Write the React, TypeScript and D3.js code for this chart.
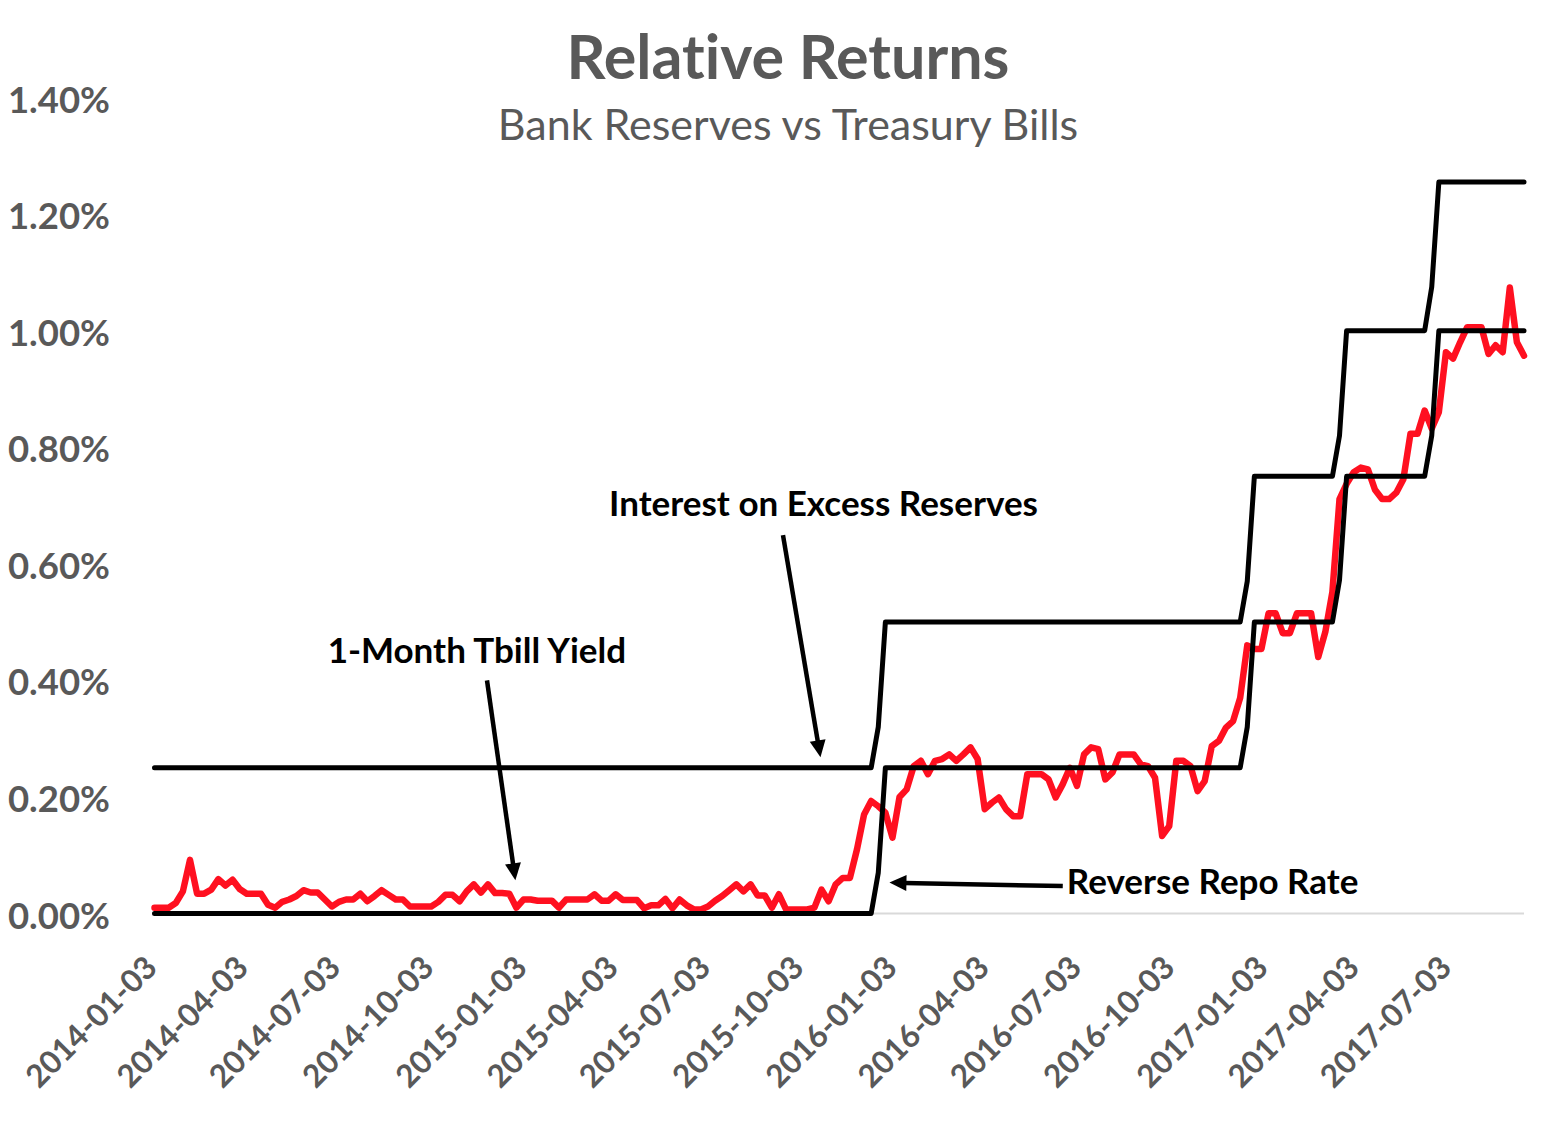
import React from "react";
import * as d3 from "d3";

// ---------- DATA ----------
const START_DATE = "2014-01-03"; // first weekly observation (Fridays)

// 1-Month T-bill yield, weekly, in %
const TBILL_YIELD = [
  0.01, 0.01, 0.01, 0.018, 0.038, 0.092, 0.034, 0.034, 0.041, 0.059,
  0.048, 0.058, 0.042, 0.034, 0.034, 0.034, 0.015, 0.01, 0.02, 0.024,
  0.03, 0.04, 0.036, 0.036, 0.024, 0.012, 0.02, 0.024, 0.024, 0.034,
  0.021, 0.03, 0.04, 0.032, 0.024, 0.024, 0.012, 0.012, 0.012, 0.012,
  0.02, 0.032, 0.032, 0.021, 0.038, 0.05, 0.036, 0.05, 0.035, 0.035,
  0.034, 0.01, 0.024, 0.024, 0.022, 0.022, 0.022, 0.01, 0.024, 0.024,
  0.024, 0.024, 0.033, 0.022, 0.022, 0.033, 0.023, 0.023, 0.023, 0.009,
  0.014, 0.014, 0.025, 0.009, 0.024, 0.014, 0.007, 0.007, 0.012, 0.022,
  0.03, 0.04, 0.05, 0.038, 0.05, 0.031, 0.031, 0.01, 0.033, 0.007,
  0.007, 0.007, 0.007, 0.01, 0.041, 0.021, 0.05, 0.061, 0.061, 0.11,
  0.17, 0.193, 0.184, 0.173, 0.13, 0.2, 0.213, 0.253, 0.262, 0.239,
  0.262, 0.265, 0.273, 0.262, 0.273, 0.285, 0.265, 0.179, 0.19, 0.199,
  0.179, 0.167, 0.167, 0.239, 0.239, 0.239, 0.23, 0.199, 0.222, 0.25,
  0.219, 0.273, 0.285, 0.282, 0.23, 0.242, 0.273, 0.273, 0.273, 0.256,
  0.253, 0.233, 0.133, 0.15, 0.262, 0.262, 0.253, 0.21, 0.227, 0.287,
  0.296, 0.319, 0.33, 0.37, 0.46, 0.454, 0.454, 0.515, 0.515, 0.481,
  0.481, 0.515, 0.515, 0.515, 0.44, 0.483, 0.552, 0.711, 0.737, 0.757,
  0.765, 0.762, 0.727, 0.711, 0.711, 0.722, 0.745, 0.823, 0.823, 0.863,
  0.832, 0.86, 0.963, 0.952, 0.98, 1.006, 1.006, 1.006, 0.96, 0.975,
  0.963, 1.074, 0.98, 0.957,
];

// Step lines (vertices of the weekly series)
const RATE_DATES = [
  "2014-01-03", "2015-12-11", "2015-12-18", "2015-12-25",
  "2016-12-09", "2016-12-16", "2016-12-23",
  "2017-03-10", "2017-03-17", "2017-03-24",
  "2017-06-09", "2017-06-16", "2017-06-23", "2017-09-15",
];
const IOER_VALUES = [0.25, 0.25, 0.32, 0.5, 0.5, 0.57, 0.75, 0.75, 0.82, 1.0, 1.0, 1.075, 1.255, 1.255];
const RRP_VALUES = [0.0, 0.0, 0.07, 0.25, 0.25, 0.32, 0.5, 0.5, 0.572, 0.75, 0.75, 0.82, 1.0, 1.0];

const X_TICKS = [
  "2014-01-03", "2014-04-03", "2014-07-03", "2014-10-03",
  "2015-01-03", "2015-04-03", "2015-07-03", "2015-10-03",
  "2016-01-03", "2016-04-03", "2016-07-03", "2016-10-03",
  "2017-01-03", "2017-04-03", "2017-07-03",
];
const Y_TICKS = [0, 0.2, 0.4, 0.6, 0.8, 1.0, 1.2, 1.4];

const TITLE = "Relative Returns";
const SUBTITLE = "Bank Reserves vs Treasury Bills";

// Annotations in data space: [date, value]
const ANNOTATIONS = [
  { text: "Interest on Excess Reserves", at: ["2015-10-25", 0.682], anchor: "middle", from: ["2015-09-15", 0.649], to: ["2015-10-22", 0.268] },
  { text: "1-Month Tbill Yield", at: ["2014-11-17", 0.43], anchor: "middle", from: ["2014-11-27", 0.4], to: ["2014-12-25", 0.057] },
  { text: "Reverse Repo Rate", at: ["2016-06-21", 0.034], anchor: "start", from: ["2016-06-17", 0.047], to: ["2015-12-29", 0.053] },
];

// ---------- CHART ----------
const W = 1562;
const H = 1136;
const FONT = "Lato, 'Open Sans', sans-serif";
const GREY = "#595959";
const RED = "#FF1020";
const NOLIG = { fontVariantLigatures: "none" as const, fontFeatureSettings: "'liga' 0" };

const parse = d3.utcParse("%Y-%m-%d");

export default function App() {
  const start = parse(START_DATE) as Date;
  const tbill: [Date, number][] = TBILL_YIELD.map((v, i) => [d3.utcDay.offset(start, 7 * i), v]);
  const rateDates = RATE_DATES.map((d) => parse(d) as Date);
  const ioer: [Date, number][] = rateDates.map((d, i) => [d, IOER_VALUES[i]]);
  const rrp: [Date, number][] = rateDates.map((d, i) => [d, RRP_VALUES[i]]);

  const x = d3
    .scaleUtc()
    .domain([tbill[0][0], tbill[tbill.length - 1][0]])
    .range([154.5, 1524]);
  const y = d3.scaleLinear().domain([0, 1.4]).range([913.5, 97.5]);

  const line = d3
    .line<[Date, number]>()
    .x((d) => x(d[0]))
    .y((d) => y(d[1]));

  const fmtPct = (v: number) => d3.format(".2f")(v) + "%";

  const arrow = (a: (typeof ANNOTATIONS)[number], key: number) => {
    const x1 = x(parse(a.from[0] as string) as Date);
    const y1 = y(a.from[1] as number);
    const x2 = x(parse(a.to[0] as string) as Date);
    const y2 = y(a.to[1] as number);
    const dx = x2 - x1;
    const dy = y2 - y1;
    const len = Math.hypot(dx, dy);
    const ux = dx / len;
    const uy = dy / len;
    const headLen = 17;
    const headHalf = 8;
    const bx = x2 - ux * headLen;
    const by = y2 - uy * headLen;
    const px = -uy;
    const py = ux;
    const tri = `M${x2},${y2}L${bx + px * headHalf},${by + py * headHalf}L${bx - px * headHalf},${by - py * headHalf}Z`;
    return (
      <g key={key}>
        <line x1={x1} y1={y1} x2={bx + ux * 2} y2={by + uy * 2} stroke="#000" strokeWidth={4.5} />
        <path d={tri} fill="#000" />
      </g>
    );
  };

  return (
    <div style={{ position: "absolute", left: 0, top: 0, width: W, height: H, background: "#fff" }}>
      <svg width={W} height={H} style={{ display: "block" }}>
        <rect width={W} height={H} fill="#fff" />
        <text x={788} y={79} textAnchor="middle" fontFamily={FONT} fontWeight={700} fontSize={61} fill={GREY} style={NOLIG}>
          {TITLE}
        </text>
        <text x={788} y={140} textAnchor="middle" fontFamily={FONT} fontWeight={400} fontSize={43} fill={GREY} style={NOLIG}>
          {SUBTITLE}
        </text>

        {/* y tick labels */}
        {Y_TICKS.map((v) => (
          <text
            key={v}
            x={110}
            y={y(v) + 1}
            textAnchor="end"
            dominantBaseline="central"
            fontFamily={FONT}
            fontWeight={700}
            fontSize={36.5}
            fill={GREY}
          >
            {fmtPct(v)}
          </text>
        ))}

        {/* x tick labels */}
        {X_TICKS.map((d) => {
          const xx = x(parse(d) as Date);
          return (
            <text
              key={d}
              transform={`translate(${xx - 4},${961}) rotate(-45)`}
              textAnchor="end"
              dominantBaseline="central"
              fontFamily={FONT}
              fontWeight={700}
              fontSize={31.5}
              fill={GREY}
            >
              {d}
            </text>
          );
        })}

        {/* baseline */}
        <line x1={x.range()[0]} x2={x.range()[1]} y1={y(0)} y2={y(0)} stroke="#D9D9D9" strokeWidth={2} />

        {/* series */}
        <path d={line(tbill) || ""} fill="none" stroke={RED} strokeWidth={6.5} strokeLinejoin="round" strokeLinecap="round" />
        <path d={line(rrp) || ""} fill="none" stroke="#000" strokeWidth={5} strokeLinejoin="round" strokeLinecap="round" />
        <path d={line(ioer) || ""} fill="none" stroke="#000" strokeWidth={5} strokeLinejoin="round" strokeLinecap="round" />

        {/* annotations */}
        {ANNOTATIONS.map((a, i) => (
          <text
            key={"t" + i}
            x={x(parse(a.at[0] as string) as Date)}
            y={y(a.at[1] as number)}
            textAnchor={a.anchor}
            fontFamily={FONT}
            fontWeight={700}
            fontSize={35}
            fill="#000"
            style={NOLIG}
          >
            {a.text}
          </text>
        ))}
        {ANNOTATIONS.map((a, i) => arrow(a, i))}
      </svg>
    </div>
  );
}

##########

» AIM: Return each line with "React".

» SOLUTION:
Write the React, TypeScript and D3.js code for this chart.
import React from "react";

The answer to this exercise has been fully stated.